## Supplied data

◇ ◇ ◇ ◇

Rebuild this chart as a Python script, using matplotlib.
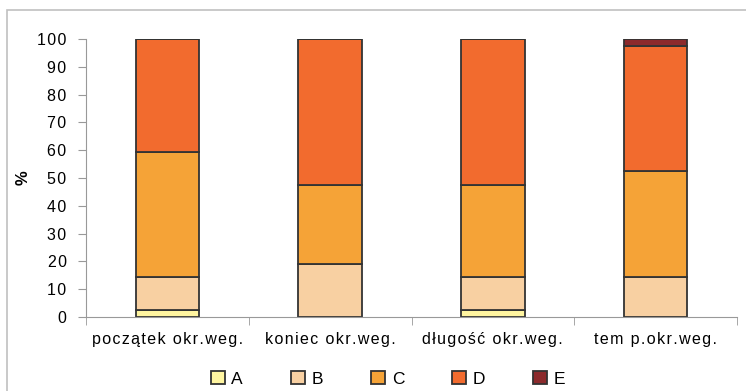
import numpy as np
import matplotlib.pyplot as plt
from matplotlib.patches import Rectangle

plt.rcParams['font.family'] = ['Liberation Sans', 'DejaVu Sans']

categories = ['początek okr.weg.', 'koniec okr.weg.', 'długość okr.weg.', 'tem p.okr.weg.']
series_names = ['A', 'B', 'C', 'D', 'E']
A = [2.4, 0.0, 2.4, 0.0]
B = [11.9, 19.0, 11.9, 14.3]
C = [45.2, 28.6, 33.3, 38.1]
D = [40.5, 52.4, 52.4, 45.2]
E = [0.0, 0.0, 0.0, 2.4]
colors = ['#fff5a0', '#f8d0a2', '#f5a337', '#f26b2e', '#8c2a2c']


def spaced(s):
    # widen the tracking a little with hair spaces
    return '\u200a'.join(s)


fig = plt.figure(figsize=(7.46, 3.91), dpi=100)
# outer chart border
fig.patches.append(Rectangle((7 / 746, -0.1), 1.2, 0.1 + (391 - 10) / 391,
                             transform=fig.transFigure, fill=False,
                             edgecolor='#c0c0c0', linewidth=1.2))

ax = fig.add_axes([86 / 746, 1 - 317 / 391, (737 - 86) / 746, (317 - 39) / 391])

x = np.arange(len(categories))
bottom = np.zeros(len(categories))
handles = []
for name, vals, col in zip(series_names, [A, B, C, D, E], colors):
    vals = np.array(vals)
    h = ax.bar(x, vals, width=0.39, bottom=bottom, color=col,
               edgecolor='#333333', linewidth=1.3, label=name)
    handles.append(h)
    bottom += vals

ax.set_xlim(-0.5, len(categories) - 0.5)
ax.set_ylim(0, 100)
yt = np.arange(0, 101, 10)
ax.set_yticks(yt)
ax.set_yticklabels([spaced(str(v)) for v in yt])
ax.set_xticks(x)
ax.set_xticklabels([spaced(c) for c in categories], fontsize=11.5)
ax.tick_params(axis='x', length=0, pad=11)
ax.set_xticks(np.arange(-0.5, len(categories), 1), minor=True)
ax.tick_params(axis='x', which='minor', length=6, color='#999999')
ax.tick_params(axis='y', length=6, color='#999999', labelsize=11.5, pad=8)

for side in ['top', 'right']:
    ax.spines[side].set_visible(False)
for side in ['left', 'bottom']:
    ax.spines[side].set_color('#999999')

ax.set_ylabel('%', fontsize=12, fontweight='bold')
ax.yaxis.set_label_coords(-0.085, 0.5)

fig.legend(handles=handles, labels=series_names, loc='center',
           bbox_to_anchor=(388 / 746, 1 - 379 / 391), ncol=5, frameon=False,
           fontsize=12.5, handlelength=0.8, handleheight=0.8, handletextpad=0.4,
           columnspacing=2.75)

fig.savefig('out.png', dpi=100)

◇ ◇ ◇ ◇

## Task statement
From start to finish, output the listing exactly, but omit its pictures.

## Problem solution
Rebuild this chart as a Python script, using matplotlib.
import numpy as np
import matplotlib.pyplot as plt
from matplotlib.patches import Rectangle

plt.rcParams['font.family'] = ['Liberation Sans', 'DejaVu Sans']

categories = ['początek okr.weg.', 'koniec okr.weg.', 'długość okr.weg.', 'tem p.okr.weg.']
series_names = ['A', 'B', 'C', 'D', 'E']
A = [2.4, 0.0, 2.4, 0.0]
B = [11.9, 19.0, 11.9, 14.3]
C = [45.2, 28.6, 33.3, 38.1]
D = [40.5, 52.4, 52.4, 45.2]
E = [0.0, 0.0, 0.0, 2.4]
colors = ['#fff5a0', '#f8d0a2', '#f5a337', '#f26b2e', '#8c2a2c']


def spaced(s):
    # widen the tracking a little with hair spaces
    return '\u200a'.join(s)


fig = plt.figure(figsize=(7.46, 3.91), dpi=100)
# outer chart border
fig.patches.append(Rectangle((7 / 746, -0.1), 1.2, 0.1 + (391 - 10) / 391,
                             transform=fig.transFigure, fill=False,
                             edgecolor='#c0c0c0', linewidth=1.2))

ax = fig.add_axes([86 / 746, 1 - 317 / 391, (737 - 86) / 746, (317 - 39) / 391])

x = np.arange(len(categories))
bottom = np.zeros(len(categories))
handles = []
for name, vals, col in zip(series_names, [A, B, C, D, E], colors):
    vals = np.array(vals)
    h = ax.bar(x, vals, width=0.39, bottom=bottom, color=col,
               edgecolor='#333333', linewidth=1.3, label=name)
    handles.append(h)
    bottom += vals

ax.set_xlim(-0.5, len(categories) - 0.5)
ax.set_ylim(0, 100)
yt = np.arange(0, 101, 10)
ax.set_yticks(yt)
ax.set_yticklabels([spaced(str(v)) for v in yt])
ax.set_xticks(x)
ax.set_xticklabels([spaced(c) for c in categories], fontsize=11.5)
ax.tick_params(axis='x', length=0, pad=11)
ax.set_xticks(np.arange(-0.5, len(categories), 1), minor=True)
ax.tick_params(axis='x', which='minor', length=6, color='#999999')
ax.tick_params(axis='y', length=6, color='#999999', labelsize=11.5, pad=8)

for side in ['top', 'right']:
    ax.spines[side].set_visible(False)
for side in ['left', 'bottom']:
    ax.spines[side].set_color('#999999')

ax.set_ylabel('%', fontsize=12, fontweight='bold')
ax.yaxis.set_label_coords(-0.085, 0.5)

fig.legend(handles=handles, labels=series_names, loc='center',
           bbox_to_anchor=(388 / 746, 1 - 379 / 391), ncol=5, frameon=False,
           fontsize=12.5, handlelength=0.8, handleheight=0.8, handletextpad=0.4,
           columnspacing=2.75)

fig.savefig('out.png', dpi=100)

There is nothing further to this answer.